Uber uses the RADAR ( Real-time Anomaly Detection And Response) tool to tag potential fraudsters attempting to get away without paying for the ride. The platform detects payment fraud by combining dozens of time signals. Recently, the ride-hailing company released a new version of Orbit 1.1 to improve the accuracy of RADAR.
Orbit, a general interface for Bayesian time series modelling, was introduced last year. The tool is built on probabilistic programming packages like PyStan and Uber’s Pyro and enables simple model specification and analysis without being restricted to a small number of models. As of now, Orbit has supported implementations of Exponential Smoothing (ETS), Damped Local Trend (DLT) and Local-Global Trend (LGT) forecasting models. With Uber’s latest update, Orbit v1.1 now has a new class design, forecaster and KTR that allows it to do a whole lot more.
The class design
Orbit 1.1 can be essentially identified with the new package design with three main classes:
- Forecaster
- Model Template
- Estimator
The Forecaster is the main interface users leverage for fitting, prediction, and posterior sample extraction. Forecaster, a wrapper class captures various Bayesian estimation flows based on its inner object. Along with the Model Template, the Forecaster defines the tasks to be performed. First, the model Template defines a specific model form, followed by the Estimator that defines the APIs to be used.
The class design decouples development in model research from numerical solutions. This allows developers to create new classes or improve the overall flow, depending on their requirements. For instance, Uber illustrates how developers looking to create a model type can work solely with the parent class Model. Those wanting to use APIs can add in a new Estimator, and those wanting to improve the workflow can do so through Forecaster.
Click here for a tutorial on creating a simple Bayesian linear model by mixing an Estimator and a Model on the fly.
All about the Forecaster
As part of a Syntax change in the calling models, users will have to supply estimator arguments in a string format. Instead of supplying the model with a ‘class’, users will have to input ‘stan-map’. A block of such code will lead to the output of a Forecaster object that serves a fit-and-predict purpose. Orbit 1.1 entails three types of Forecasters; Maximum a posteriori (MAP), Full Bayesian (MCMC), and Stochastic Variational Inference (SVI).
MAP is the fastest of the three forecasters. MCMC’s strength lies in handling correlated samples. SVI is faster than MCMC while preserving the latter’s forecasting abilities to situate correlated samples with poorly specified initial conditions.
Time-varying regression model: KTR
The KTR model leverages latent variables to create a smooth and time-varying representation of regression coefficients through the statistical technique of Kernel Smooths.
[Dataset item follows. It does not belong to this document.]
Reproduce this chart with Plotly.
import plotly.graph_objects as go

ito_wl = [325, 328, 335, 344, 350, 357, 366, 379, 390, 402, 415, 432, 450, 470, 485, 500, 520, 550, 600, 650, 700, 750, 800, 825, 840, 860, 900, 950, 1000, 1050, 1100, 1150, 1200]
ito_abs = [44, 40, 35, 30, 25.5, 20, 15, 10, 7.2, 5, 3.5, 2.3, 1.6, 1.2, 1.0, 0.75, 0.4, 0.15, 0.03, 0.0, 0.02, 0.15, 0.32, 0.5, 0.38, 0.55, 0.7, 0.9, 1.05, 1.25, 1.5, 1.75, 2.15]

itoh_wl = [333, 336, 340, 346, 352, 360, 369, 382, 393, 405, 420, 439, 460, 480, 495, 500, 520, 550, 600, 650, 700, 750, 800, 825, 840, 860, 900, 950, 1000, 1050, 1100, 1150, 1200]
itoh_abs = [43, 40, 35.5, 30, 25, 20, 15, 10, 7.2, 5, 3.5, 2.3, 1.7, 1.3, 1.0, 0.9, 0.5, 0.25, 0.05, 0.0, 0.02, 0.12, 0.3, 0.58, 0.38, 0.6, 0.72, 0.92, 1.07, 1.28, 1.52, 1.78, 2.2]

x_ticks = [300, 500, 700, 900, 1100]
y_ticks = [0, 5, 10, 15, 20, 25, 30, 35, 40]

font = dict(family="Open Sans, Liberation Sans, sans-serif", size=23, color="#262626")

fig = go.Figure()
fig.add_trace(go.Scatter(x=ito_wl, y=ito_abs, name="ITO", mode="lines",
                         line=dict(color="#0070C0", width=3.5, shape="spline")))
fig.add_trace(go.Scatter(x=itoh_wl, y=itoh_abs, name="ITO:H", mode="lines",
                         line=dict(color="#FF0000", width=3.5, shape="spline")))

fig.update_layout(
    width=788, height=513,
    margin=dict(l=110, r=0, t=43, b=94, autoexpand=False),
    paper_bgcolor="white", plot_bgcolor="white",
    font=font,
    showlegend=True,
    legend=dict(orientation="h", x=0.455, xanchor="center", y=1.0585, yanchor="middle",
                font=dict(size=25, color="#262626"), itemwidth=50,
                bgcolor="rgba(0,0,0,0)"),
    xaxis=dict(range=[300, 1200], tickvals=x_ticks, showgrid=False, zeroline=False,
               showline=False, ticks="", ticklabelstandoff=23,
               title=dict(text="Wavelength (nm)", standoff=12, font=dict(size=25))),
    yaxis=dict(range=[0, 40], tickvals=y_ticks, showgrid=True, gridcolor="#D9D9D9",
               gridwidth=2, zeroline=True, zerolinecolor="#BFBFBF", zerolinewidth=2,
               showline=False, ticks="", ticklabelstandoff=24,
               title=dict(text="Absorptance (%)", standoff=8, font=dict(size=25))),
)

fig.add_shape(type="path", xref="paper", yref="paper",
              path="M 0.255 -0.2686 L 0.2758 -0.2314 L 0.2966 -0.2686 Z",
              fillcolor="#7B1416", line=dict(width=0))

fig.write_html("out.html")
Time-varying regression coefficients provide a cleaner way of modelling systems that update with time. The KTR is beneficial for Orbit 1.1 given its tendency to naturally decompose a signal into a thread, seasonality or externality. It can handle complex seasonality while flexibly representing coefficient curves. This allows the model to accommodate one-off or sudden events without the need for a defined impact or extent. Additionally, due to the minimal volume of parameters in the model, KTR is relatively fast while dealing with many regressors with low posterior variance.
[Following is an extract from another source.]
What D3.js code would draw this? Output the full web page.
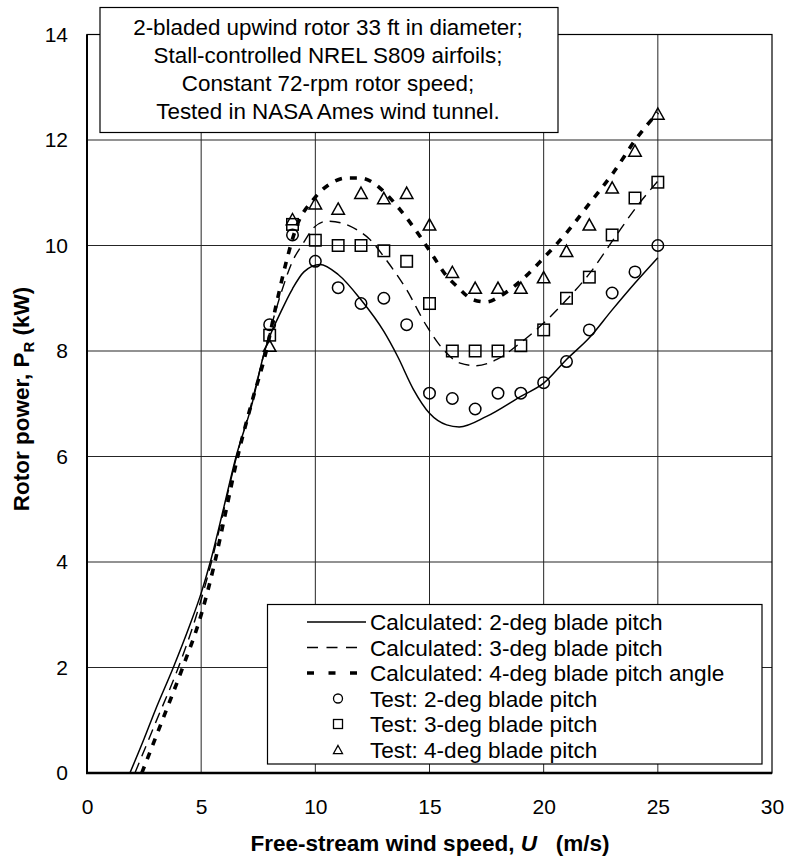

Improved model diagnostics
In addition to new features, Orbit 1.1 also comes with a reformed model diagnostic and validation tool. The users can now choose their format to extract and export posterior samples, allowing them to run their plotting functions on the ArViz package, perform diagnostics, compare solutions using the insights provided by the representation. Python package, ArviZ, allows for better exploratory analysis of Bayesian models through posterior analysis, data storage, model checking, comparison and diagnostics. Its visualisations illustrate information regarding the density plot, pair plot, and trace plot helpful for insight creation.
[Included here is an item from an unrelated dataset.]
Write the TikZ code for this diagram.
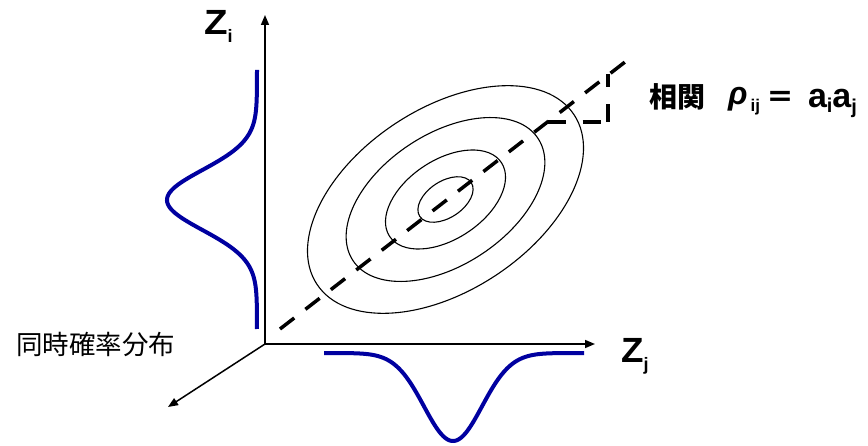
\documentclass[tikz,border=0pt]{standalone}
\usepackage{fontspec}
\setmainfont{Liberation Sans}
\newfontfamily\cjk{Noto Sans CJK JP}
\usetikzlibrary{arrows.meta}
\definecolor{curveblue}{RGB}{0,0,160}
\begin{document}
\begin{tikzpicture}[x=1pt,y=-1pt,
  axis/.style={line width=1.5pt,-{Triangle[length=10pt,width=8pt]}},
  density/.style={curveblue,line width=4pt},
  contour/.style={line width=1.1pt},
  corr/.style={line width=3.5pt,dash pattern=on 18pt off 14.15pt},
  stepline/.style={line width=3.5pt,dash pattern=on 18pt off 17pt},
  lbl/.style={inner sep=0pt,anchor=base west}]
\useasboundingbox (0,0) rectangle (868,446);
% axes
\coordinate (O) at (265,344);
\coordinate (zi) at (265,15);
\coordinate (zj) at (595,344);
\coordinate (zk) at (168,407);
\draw[axis] (O) -- (zi);
\draw[axis] (O) -- (zj);
\draw[axis] (O) -- (zk);
% marginal densities
\draw[density] plot[domain=70:329,samples=150,smooth] ({257-90*exp(-0.5*((\x-200)/30)^2)},\x);
\draw[density] plot[domain=324:584,samples=150,smooth] (\x,{353+88*exp(-0.5*((\x-453)/29)^2)});
% contours
\foreach \s in {1,0.72,0.435,0.2}
  \draw[contour,rotate around={33.4:(445.5,199.5)}] (445.5,199.5) ellipse[x radius=154*\s, y radius=91*\s];
% correlation line and slope step
\coordinate (d0) at (280,329);
\coordinate (d1) at (625,62);
\draw[corr] (d0) -- (d1);
\coordinate (s0) at (547.5,122);
\coordinate (s1) at (608,122);
\coordinate (s2) at (608,74);
\draw[stepline] (s0) -- (s1);
\draw[stepline] (s1) -- (s2);
% labels
\node[lbl] (zilabel) at (204,35) {\fontsize{35}{35}\selectfont\bfseries \scalebox{1.1}[1]{Z}\raisebox{-8pt}{\fontsize{18}{18}\selectfont i}};
\node[lbl] (zjlabel) at (621,363) {\fontsize{35}{35}\selectfont\bfseries \scalebox{1.05}[1]{Z}\raisebox{-7.5pt}{\fontsize{18}{18}\selectfont j}};
\node[lbl] (joint) at (16,355) {\cjk\fontsize{26.5}{26.5}\selectfont 同時確率分布};
\node[lbl] (corrlabel) at (649,108) {{\cjk\bfseries\fontsize{28}{28}\selectfont 相関}%
\hspace{23pt}%
\raisebox{3pt}{\fontsize{32}{32}\selectfont\bfseries\itshape ρ}%
\hspace{3pt}%
\raisebox{-3.5pt}{\fontsize{17}{17}\selectfont\bfseries ij}%
\hspace{6pt}%
{\cjk\bfseries\fontsize{28}{28}\selectfont ＝}%
\hspace{14pt}%
{\fontsize{34}{34}\selectfont\bfseries a\raisebox{-5pt}{\fontsize{20}{20}\selectfont i}a\raisebox{-6pt}{\fontsize{20}{20}\selectfont j}}};
\end{tikzpicture}
\end{document}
Illustration a pair plots of posteriors
Orbit 1.1 applications
Uber is currently using the tool for anomaly detection in RADAR and infrastructure capacity planning. Orbit 1.1 helps Uber meet the server load requirements with its on-premise and cloud solutions for compute and storage.
Orbit 1.1 has performed well on the team’s internal backtesting dashboard and metrics, including the successful run rate. The tool was tested on the benchmarks of SARIMA and Prophet and successfully proved Orbit’s correctness on different datasets.